The collective has long met with the children on a neighbourhood basis. These encounters often turn into fun games. At one of them, the collective formulated the question of how the Jirská children imagined such an ideal playground. During the month of October, the children produced a large number of drawings and one of the most frequently drawn motifs was a crown. It’s a symbol they encounter every day in the Jirská settlement (and not only there) – on walls, in tattoo motifs or in children’s drawings. And the crown will also become the dominant element of the resulting intervention in PLATO. The collective started to develop sketches and 3D models based on the children’s drawings. The models will eventually be used to create the artwork as such – an object that will at the same time be play equipment. The Christmas forest will come to be by transporting and placing the work directly in the forest at Jirská settlement when the exhibition at PLATO is over.
This year’s Christmas exhibition at PLATO is therefore part of a longer-term process. In addition to the presentation of the mentioned drawings, sketches, models and photographs, an object / play equipment will gradually be created directly in the exhibition over the course of its one-month duration.
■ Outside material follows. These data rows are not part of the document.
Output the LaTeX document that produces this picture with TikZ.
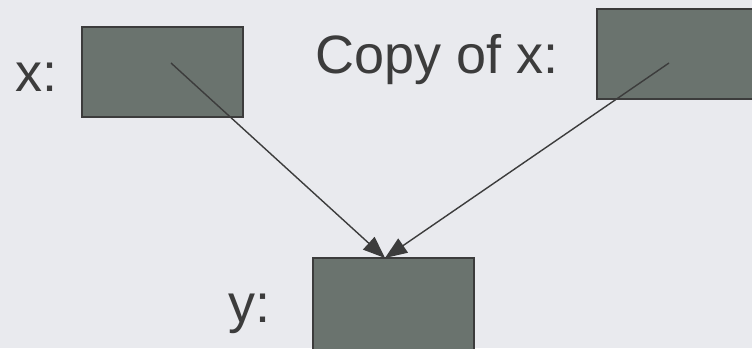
\documentclass[tikz,border=0pt]{standalone}
\usepackage{fontspec}
\setmainfont{Liberation Sans}
\usetikzlibrary{arrows.meta}
\definecolor{bg}{HTML}{E9EAEE}
\definecolor{boxfill}{HTML}{6A736E}
\definecolor{ink}{HTML}{3C3C3C}
\tikzset{
  varbox/.style={draw=ink, line width=1.5pt, fill=boxfill, rectangle, inner sep=0pt},
  lbl/.style={text=ink, anchor=base west, inner sep=0pt, font=\fontsize{54}{60}\selectfont},
  ptrtip/.tip={Triangle[length=22pt,width=17pt,fill=ink]},
  ptr/.style={draw=ink, line width=1.4pt, arrows={-ptrtip}}
}
\begin{document}
\begin{tikzpicture}[x=1pt,y=-1pt]
\useasboundingbox (0,0) rectangle (752,348);
\clip (0,0) rectangle (752,348);
\fill[bg] (0,0) rectangle (752,348);
\node[varbox, minimum width=161pt, minimum height=90pt] (xbox) at (162.5,72) {};
\node[varbox, minimum width=160pt, minimum height=90pt] (cbox) at (677,54) {};
\node[varbox, minimum width=161pt, minimum height=94pt] (ybox) at (393.5,305) {};
\node[lbl] (xl) at (15,91) {x:};
\node[lbl] (cl) at (315,73) {Copy of x:};
\node[lbl] (yl) at (228,322) {y:};
\coordinate (xs) at (171,63);
\coordinate (cs) at (669,63);
\coordinate (yt) at (385,258);
\draw[ptr] (xs) -- (yt);
\draw[ptr] (cs) -- (yt);
\end{tikzpicture}
\end{document}
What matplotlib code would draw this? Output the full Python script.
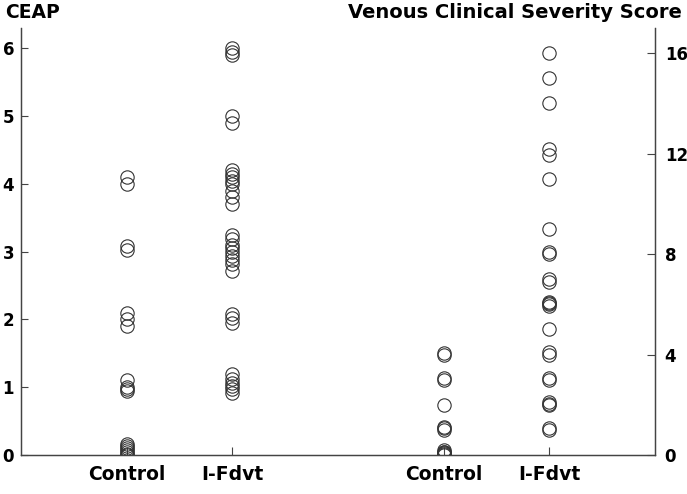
import matplotlib.pyplot as plt

plt.rcParams['font.family'] = ['DejaVu Sans']
plt.rcParams['font.weight'] = 'bold'

groups = ['Control', 'I-Fdvt', 'Control', 'I-Fdvt']
xpos = [1, 2, 4, 5]

ceap_control = [4.1, 4.0, 3.08, 3.02, 2.1, 2.0, 1.9, 1.1, 1.0, 0.97, 0.95,
                0.16, 0.13, 0.1, 0.07, 0.05, 0.02, 0.0]
ceap_ifdvt = [6.0, 5.95, 5.9, 5.0, 4.9,
              4.2, 4.15, 4.1, 4.05, 4.0, 3.9, 3.8, 3.7,
              3.24, 3.18, 3.1, 3.05, 3.0, 2.93, 2.88, 2.82, 2.72,
              2.08, 2.02, 1.95,
              1.19, 1.12, 1.06, 1.02, 0.97, 0.91]
vcss_control = [4.05, 3.98, 3.05, 2.98, 2.0, 1.12, 1.06, 1.0,
                0.18, 0.13, 0.1, 0.07, 0.04, 0.0]
vcss_ifdvt = [16.0, 15.0, 14.0, 12.2, 11.95, 11.0, 9.0, 8.1, 8.0,
              7.0, 6.9, 6.1, 6.05, 6.0, 5.92, 5.0, 4.1, 4.0,
              3.05, 2.98, 2.1, 2.05, 1.98, 1.07, 1.0]

fig = plt.figure(figsize=(6.87, 4.94), dpi=100)
ax = fig.add_axes([21 / 687, 39 / 494, 634 / 687, 427 / 494])
ax2 = ax.twinx()

mk = dict(marker='o', ls='none', ms=9.6, mfc='none', mec='#333333', mew=0.8)
ax.plot([xpos[0]] * len(ceap_control), ceap_control, **mk)
ax.plot([xpos[1]] * len(ceap_ifdvt), ceap_ifdvt, **mk)
ax2.plot([xpos[2]] * len(vcss_control), vcss_control, **mk)
ax2.plot([xpos[3]] * len(vcss_ifdvt), vcss_ifdvt, **mk)

ax.set_xlim(0, 6)
ax.set_ylim(0, 6.3)
ax2.set_ylim(0, 17.0)
ax.set_xticks(xpos)
ax.set_xticklabels(groups, fontsize=13.5)
ax.set_yticks(range(0, 7))
ax2.set_yticks([0, 4, 8, 12, 16])

for a in (ax, ax2):
    a.spines['top'].set_visible(False)
    for s in a.spines.values():
        s.set_color('#444444')
        s.set_linewidth(0.9)
ax.tick_params(axis='y', direction='in', length=5, width=0.8, color='#444444',
               labelsize=12, pad=5)
ax.tick_params(axis='x', direction='in', length=6, width=0.8, color='#444444',
               pad=7)
ax2.tick_params(axis='y', direction='in', length=6, width=0.8, color='#444444',
                labelsize=12, pad=7)

fig.text(5 / 687, 1 - 3 / 494, 'CEAP', fontsize=13.5, va='top', ha='left')
fig.text(682 / 687, 1 - 3 / 494, 'Venous Clinical Severity Score', fontsize=14,
         va='top', ha='right')

fig.savefig('out.png', dpi=100)
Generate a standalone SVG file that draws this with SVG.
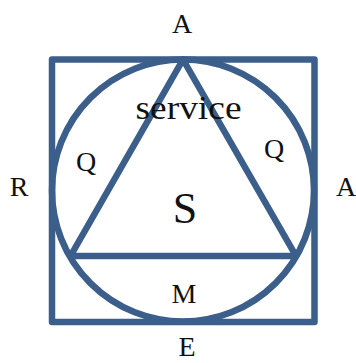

All phases of the project will be recorded by TV Páteř and the resulting reportage will be published bit by bit.
The important elements of the artists‘ Christmas Forest are not only collective and community activities, collaboration and the creation of a real situation on a 1:1 scale, but also the stepping out of the gallery venue into the public space and the approach to authorship. The artists forming the collective come up with a concept, but their authorship becomes irrelevant; the implementation of the concept is done together. Rasheed Araeen, a British artist, theorist and curator born in Pakistan believes that “artists are endowed with a specific imagination and have the power to initiate processes useful to different communities.” According to Tania Bruguera, Cuban artist, activist and initiator of Arte Útil, “useful” art can be characterized by several criteria: “it brings a new social ‘use’ / it challenges the system in which it operates (at different levels) / it is ‘time-specific’ / it replaces artists with initiators, and spectators with users / it has practical and beneficial effects for the people using it / it seeks a balance while adapting to changing conditions / it rediscovers a system of change in aesthetics.”
Kolektiv Spodní 27 is a group of artists active in the Jirská settlement in Ostrava in 27, Spodní Street. The collective is open to its environment and aims at destroying barriers between art production and audiences as well as between socially-excluded locations and privileged Ostrava neighbourhoods. Kolektiv Spodní 27 wants to create useful and understandable art while not reproducing mass art; to create non-consumerist, participative art; to not narrate but communicate. Site-specific art cannot be created without people, who are an inherent part of the environment without which they can't identify with the art scene.